J’ai mentionné que maman avait un tablier «  du dimanche ».  Elle ne portait cependant ce tablier « numéro 1 » que lorsqu’elle attendait de la visite. Mais voilà! Parmi nos visiteurs du dimanche, la plupart ne s’annonçaient jamais avant de s’amener chez nous, maman n’avait alors pas le temps d’enlever son tablier de semaine! Vraiment, les seuls moments où elle enlevait ce couvre-tout, c’était quand elle allait à la messe ou quand elle  se rendait chez ses parents qui demeuraient dans la «  petite route ».  Sinon,  une ou deux fois par année, elle assistait à  une pièce de théâtre ou un concert de chorale;  ces sorties étant pour elle  de vrais congés!  Pour ces escapades, évidemment elle devait enlever le tablier. Quand il voyait maman dénouer le fameux tablier, mon petit frère le plus jeune, pleurait toutes les larmes de ses yeux! On aurait dit qu’il craignait que maman ne revienne pas. Il disait alors en pleurant : « Maman, ôte pas ton « titabi », peut-être voulait-il dire « ton tit-habit »? 

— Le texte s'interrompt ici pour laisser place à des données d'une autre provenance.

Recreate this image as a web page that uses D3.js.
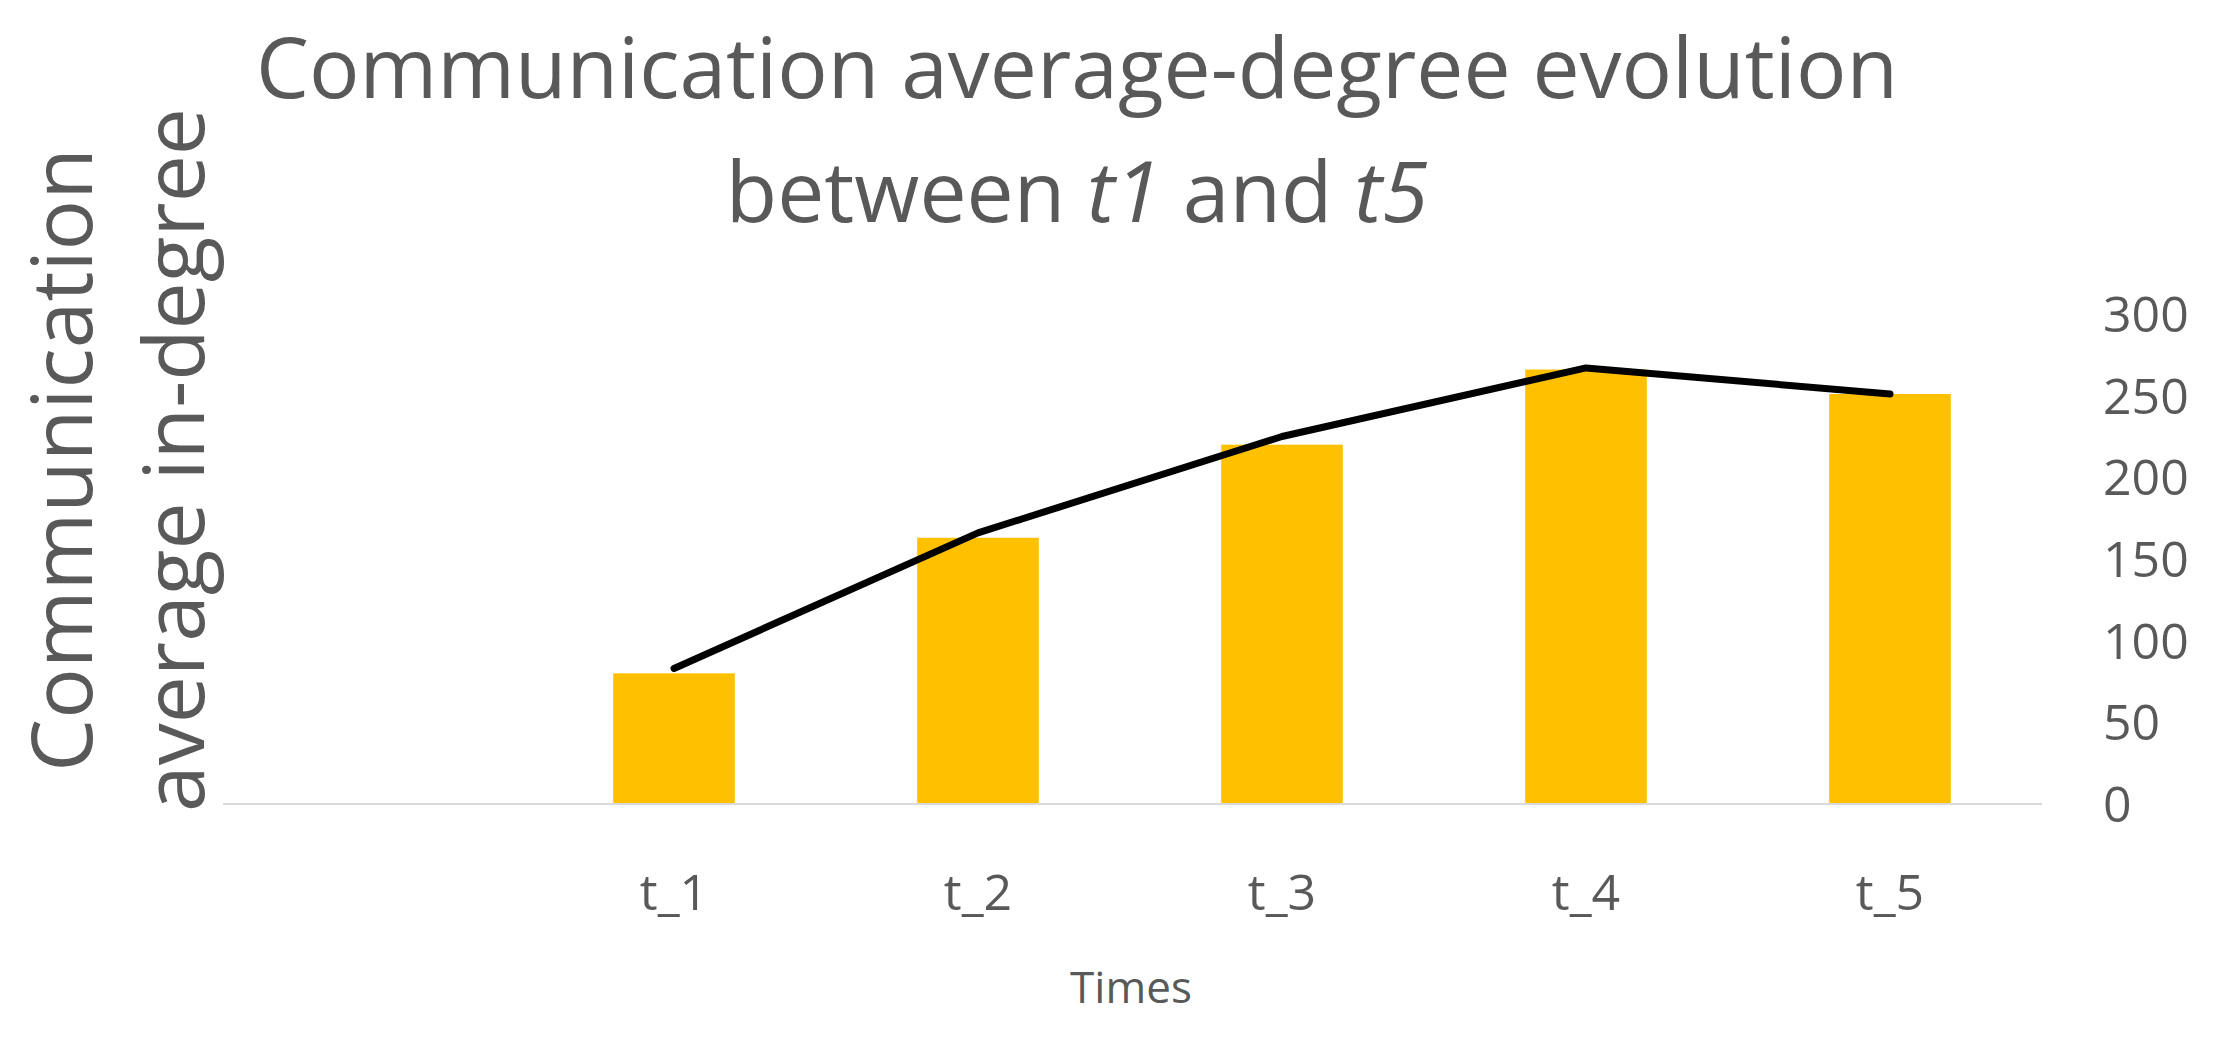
<!DOCTYPE html>
<html>
<head>
<meta charset="utf-8">
<script src="https://d3js.org/d3.v7.min.js"></script>
<style>
  body { margin: 0; background: #fff; }
  text { font-family: "Open Sans", sans-serif; fill: #595959; }
</style>
</head>
<body>
<script>
// chart values
var categories = ['t_1', 't_2', 't_3', 't_4', 't_5'];
var barValues = [80, 163, 220, 266, 251];
var lineValues = [83, 166, 225, 267, 251];
var yTicks = [0, 50, 100, 150, 200, 250, 300];

var width = 2216, height = 1044;

var svg = d3.select('body').append('svg')
  .attr('width', width)
  .attr('height', height);

var x = d3.scaleBand()
  .domain(categories)
  .range([522, 2042])
  .paddingInner(0.6)
  .paddingOuter(0.3);

var y = d3.scaleLinear()
  .domain([0, 300])
  .range([804, 314]);

// bars
svg.selectAll('rect.bar')
  .data(barValues)
  .enter()
  .append('rect')
  .attr('class', 'bar')
  .attr('x', function (d, i) { return x(categories[i]); })
  .attr('y', function (d) { return y(d); })
  .attr('width', x.bandwidth())
  .attr('height', function (d) { return y(0) - y(d); })
  .style('fill', '#FFC000');

// baseline
svg.append('line')
  .attr('x1', 223).attr('x2', 2042)
  .attr('y1', y(0)).attr('y2', y(0))
  .style('stroke', '#d9d9d9')
  .style('stroke-width', 2);

// line series
var line = d3.line()
  .x(function (d, i) { return x(categories[i]) + x.bandwidth() / 2; })
  .y(function (d) { return y(d); });

svg.append('path')
  .datum(lineValues)
  .attr('d', line)
  .style('fill', 'none')
  .style('stroke', '#000')
  .style('stroke-width', 7)
  .style('stroke-linecap', 'round')
  .style('stroke-linejoin', 'round');

// right axis labels
svg.selectAll('text.ytick')
  .data(yTicks)
  .enter()
  .append('text')
  .attr('class', 'ytick')
  .attr('x', 2103)
  .attr('y', function (d) { return y(d); })
  .attr('dy', '0.36em')
  .style('font-size', '50px')
  .text(function (d) { return d; });

// category labels
svg.selectAll('text.xtick')
  .data(categories)
  .enter()
  .append('text')
  .attr('class', 'xtick')
  .attr('x', function (d) { return x(d) + x.bandwidth() / 2; })
  .attr('y', 910)
  .attr('text-anchor', 'middle')
  .style('font-size', '50px')
  .text(function (d) { return d; });

svg.append('text')
  .attr('x', 1131).attr('y', 1003)
  .attr('text-anchor', 'middle')
  .style('font-size', '44px')
  .text('Times');

// title
svg.append('text')
  .attr('x', 1077).attr('y', 98)
  .attr('text-anchor', 'middle')
  .style('font-size', '84px')
  .text('Communication average-degree evolution');

var t2 = svg.append('text')
  .attr('x', 1077).attr('y', 222)
  .attr('text-anchor', 'middle')
  .style('font-size', '84px');
t2.append('tspan').text('between ');
t2.append('tspan').style('font-style', 'italic').text('t1');
t2.append('tspan').text(' and ');
t2.append('tspan').style('font-style', 'italic').text('t5');

// y title
var yt = svg.append('text')
  .attr('transform', 'translate(92,460) rotate(-90)')
  .attr('text-anchor', 'middle')
  .style('font-size', '84px');
yt.append('tspan').attr('x', 0).attr('y', 0).text('Communication');
yt.append('tspan').attr('x', 0).attr('y', 112).text('average in-degree');
</script>
</body>
</html>
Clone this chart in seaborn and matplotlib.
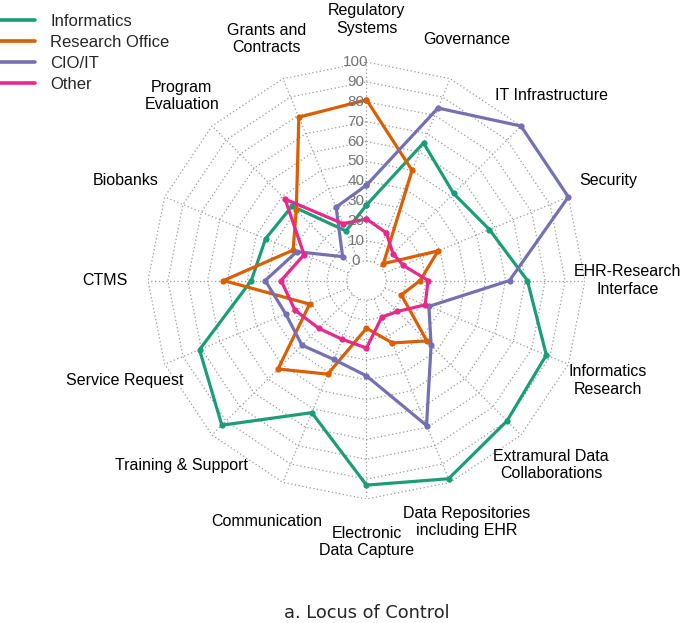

Dans les dernières années où maman assistait à la messe, nous avions un chien – un petit chien brun qui jappait fort comme tous les petits chiens; il s’appelait Bruno, c’était le deuxième du nom.  Quand il faisait beau en été, il allait reconduire maman à l’église; il l’attendait à la porte de la sacristie et il revenait avec elle, la suivant de près, quand il ne la précédait pas. Il comprenait sans doute que la randonnée était devenue ardue pour cette femme dont le cœur était bien fatigué. Maman a porté son tablier jusqu’aux jours où elle ne pouvait plus « tenir maison », et encore, il n’était pas loin… au cas où!